Morgan does it again! HOW long has it been since the Altered Carbon series? Way too long, but Thin Air seems to have benefitted from the author’s downtime. Set in a gritty, dangerous Mars colony, the story features a former “overrider” (like an air marshal for spaceships) now working a protection gig, babysitting an investigator from Earth as she tries to solve a missing persons case that tangles them both up in deadly trouble. Morgan’s prose is a sensory delight. Every sentence is a polished gem of noir hardness. The worldbuilding is beautifully thought through, inventive and scientifically plausible. I wish I had written this book and I don’t say that often!
Not as much irony as Altered Carbon but plenty of the rest of Morgan’s style.
Richard K. Morgan’s Thin Air is not quite being marketed right – I have seen no mention that this novel is set in the same world as his earlier Thirteen/Black Man (US/UK titles). This might be an attempt to distance the new work from what’s often considered not to be one of Morgan’s better works.

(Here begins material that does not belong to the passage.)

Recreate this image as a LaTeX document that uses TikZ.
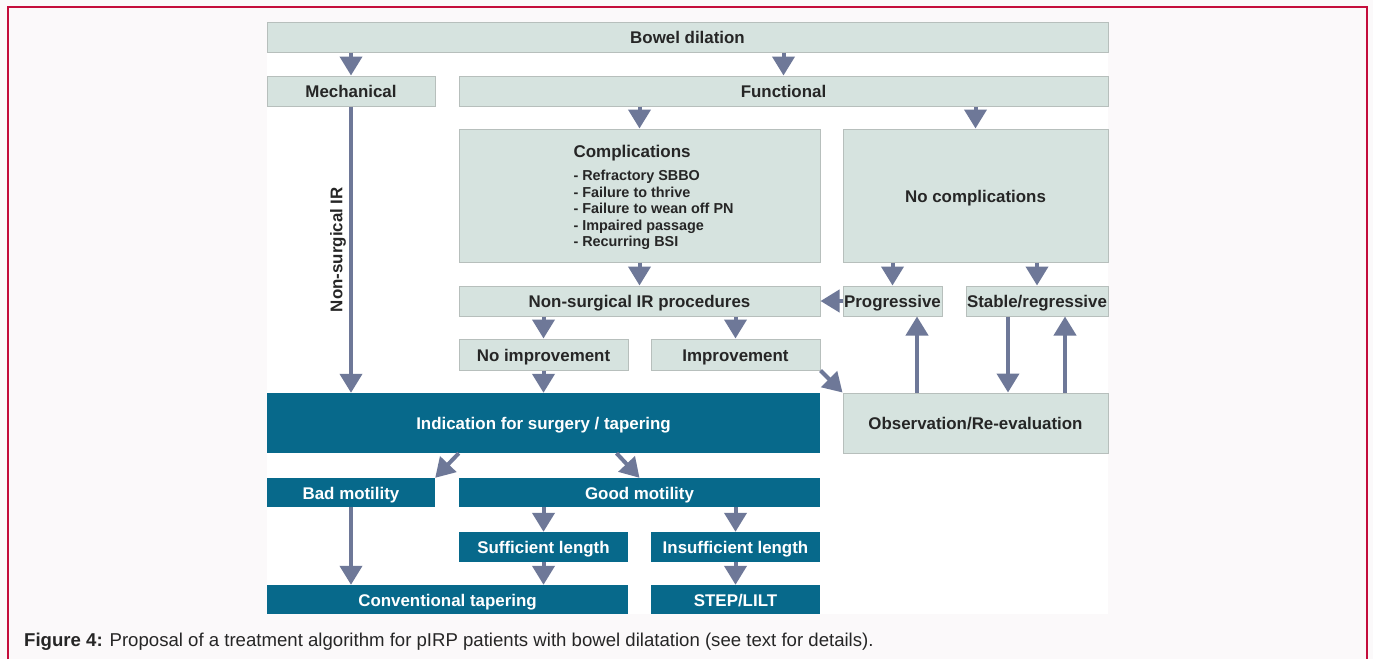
\documentclass[tikz,border=0pt]{standalone}
\usepackage{fontspec}
\setmainfont{Liberation Sans}
\usetikzlibrary{arrows.meta}
\definecolor{outerbg}{HTML}{FBF9FA}
\definecolor{framered}{HTML}{C40D3C}
\definecolor{lightfill}{HTML}{D6E3DF}
\definecolor{lightline}{HTML}{B7BFBC}
\definecolor{darkfill}{HTML}{07698B}
\definecolor{arrowcol}{HTML}{6E7898}
\definecolor{boxtext}{HTML}{262626}
\begin{document}
\begin{tikzpicture}[x=1pt, y=-1pt,
					lbox/.style={rectangle, draw=lightline, line width=1pt, fill=lightfill, text=boxtext, inner xsep=1pt, inner ysep=0pt, text height=13pt, text depth=0pt, font=\bfseries\fontsize{16.9}{19}\selectfont},
					dbox/.style={rectangle, fill=darkfill, text=white, inner xsep=1pt, inner ysep=0pt, text height=13pt, text depth=0pt, font=\bfseries\fontsize{16.9}{19}\selectfont},
					arr/.style={arrowcol, line width=4pt, -{Triangle[width=22pt, length=19pt]}}]
\useasboundingbox (0,0) rectangle (1373,659);
\fill[outerbg] (0,0) rectangle (1373,659);
\draw[framered, line width=2pt] (7.5,659) -- (7.5,6.5) -- (1367,6.5) -- (1367,659);
\fill[white] (267,22) rectangle (1108,614);

% top part
\node[lbox, minimum width=841pt, minimum height=30pt] (bowel) at (687.5,37) {Bowel dilation};
\node[lbox, minimum width=168pt, minimum height=30pt] (mech) at (351,91) {Mechanical};
\node[lbox, minimum width=649pt, minimum height=30pt] (func) at (783.5,91) {Functional};
\node[lbox, minimum width=361pt, minimum height=133pt, text height=, text depth=] (compl) at (639.5,195.5)
{\hspace*{28pt}{\fontsize{14.4}{16.5}\selectfont\begin{tabular}{@{}l@{}}
\rule{0pt}{18.5pt}\fontsize{17}{19}\selectfont Complications\\[6.5pt]
- Refractory SBBO\\
- Failure to thrive\\
- Failure to wean off PN\\
- Impaired passage\\
- Recurring BSI
\end{tabular}}};
\node[lbox, minimum width=265pt, minimum height=133pt] (nocompl) at (975.5,195.5) {No complications};
\node[lbox, minimum width=361pt, minimum height=30pt] (nsirp) at (639.5,301) {Non-surgical IR procedures};
\node[lbox, minimum width=99pt, minimum height=30pt] (prog) at (892.5,301) {Progressive};
\node[lbox, minimum width=142pt, minimum height=30pt] (stable) at (1037,301) {Stable/regressive};
\node[lbox, minimum width=169pt, minimum height=31pt] (noimpr) at (543.5,354.5) {No improvement};
\node[lbox, minimum width=169pt, minimum height=31pt] (impr) at (735.5,354.5) {Improvement};
\node[lbox, minimum width=265pt, minimum height=60pt] (obs) at (975.5,423) {Observation/Re-evaluation};

% surgery part
\node[dbox, minimum width=553pt, minimum height=60pt] (indic) at (543.5,423) {Indication for surgery / tapering};
\node[dbox, minimum width=168pt, minimum height=29pt] (bad) at (351,492.5) {Bad motility};
\node[dbox, minimum width=361pt, minimum height=29pt] (good) at (639.5,492.5) {Good motility};
\node[dbox, minimum width=169pt, minimum height=30pt] (suff) at (543.5,547) {Sufficient length};
\node[dbox, minimum width=169pt, minimum height=30pt] (insuff) at (735.5,547) {Insufficient length};
\node[dbox, minimum width=361pt, minimum height=29pt] (conv) at (447.5,599.5) {Conventional tapering};
\node[dbox, minimum width=169pt, minimum height=29pt] (step) at (735.5,599.5) {STEP/LILT};

% arrows
\draw[arr] (bowel.south -| mech) -- (mech.north);
\draw[arr] (bowel.south -| func) -- (func.north);
\draw[arr] (func.south -| compl) -- (compl.north);
\draw[arr] (func.south -| nocompl) -- (nocompl.north);
\draw[arr] (mech.south) -- node[rotate=90, anchor=south, inner sep=3pt, text=boxtext, font=\bfseries\fontsize{16.9}{19}\selectfont] {Non-surgical IR} (indic.north -| mech);
\draw[arr] (compl.south) -- (nsirp.north);
\draw[arr] (nocompl.south -| prog) -- (prog.north);
\draw[arr] (nocompl.south -| stable) -- (stable.north);
\draw[arr] (prog.west) -- (nsirp.east);
\draw[arr] (nsirp.south -| noimpr) -- (noimpr.north);
\draw[arr] (nsirp.south -| impr) -- (impr.north);
\draw[arr] (noimpr.south) -- (indic.north -| noimpr);
\draw[arr] (impr.south east) -- (obs.north west);
\coordinate (progup) at ([xshift=24.5pt]prog.south);
\coordinate (stabdown) at ([xshift=-29pt]stable.south);
\coordinate (stabup) at ([xshift=28pt]stable.south);
\draw[arr] (obs.north -| progup) -- (progup);
\draw[arr] (stabdown) -- (obs.north -| stabdown);
\draw[arr] (obs.north -| stabup) -- (stabup);
\draw[arr] (indic.south -| good.west) -- (bad.north east);
\draw[arr] ([xshift=73pt]indic.south) -- (good.north);
\draw[arr] (good.south -| suff) -- (suff.north);
\draw[arr] (good.south -| insuff) -- (insuff.north);
\draw[arr] (bad.south) -- (conv.north -| bad);
\draw[arr] (suff.south) -- (conv.north -| suff);
\draw[arr] (insuff.south) -- (step.north);

\node[anchor=base west, inner sep=0pt, text=boxtext, font=\fontsize{18.6}{22}\selectfont] (caption) at (24,646.5)
{\textbf{Figure 4:} Proposal of a treatment algorithm for pIRP patients with bowel dilatation (see text for details).};
\end{tikzpicture}
\end{document}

Personally, I loved Thirteen. But Thin Air is night and day better. It’s a thick book and the action takes place entirely on a noir vision of Mars, and a surprisingly reasonable one. Mars has been colonized with the help of atmosphere-holding forcefields and biological improvements that allow the colonists to survive on a lot less oxygen.
The title is, like the original UK title of Thirteen, something of a pun…except even more so. Thin Air refers not just to the Martian atmosphere but to the mysterious disappearance at the center of the story.
Our protagonist, Veil is, like the protagonist of Thirteen, a genetically engineered human “variant.” Unlike the earlier book, he was not created to be an aggressive super soldier, but rather to be an overrider – a human pilot who is pulled out of cryosleep when a long distance spaceship gets into trouble. But he’s still basically a super soldier. And one who got mustered out after a screw up and left stranded on Mars. His goal: To get back to Earth.
But he gets pulled into a wonderful web of crime, conspiracy, and arguments over the future of the “high frontier.”
Thin Air is part noir, part cyberpunk and even a good chunk western. Morgan is the master of noir cyberpunk, and it shows in this book, which demonstrates a mature writer on the top of his game. The book is morally ambiguous, deals with themes of nature, nurture, and breaking free of both in a way that almost equals (in a very different way) the work of C.J. Cherryh. We get a deep view into the mindset of somebody who is at once very human and not quite so.
This is Morgan’s best work yet, and I highly recommend it to people who like noir, grittier futures, and a reasonably decent mystery (I wouldn’t call this a mystery book, but…)
Content warning: This book contains explicit violence and somewhat explicit M/F sex.
Great cyberpunk/scifi read. Many extra points for the noir-style narration, which I find amazing!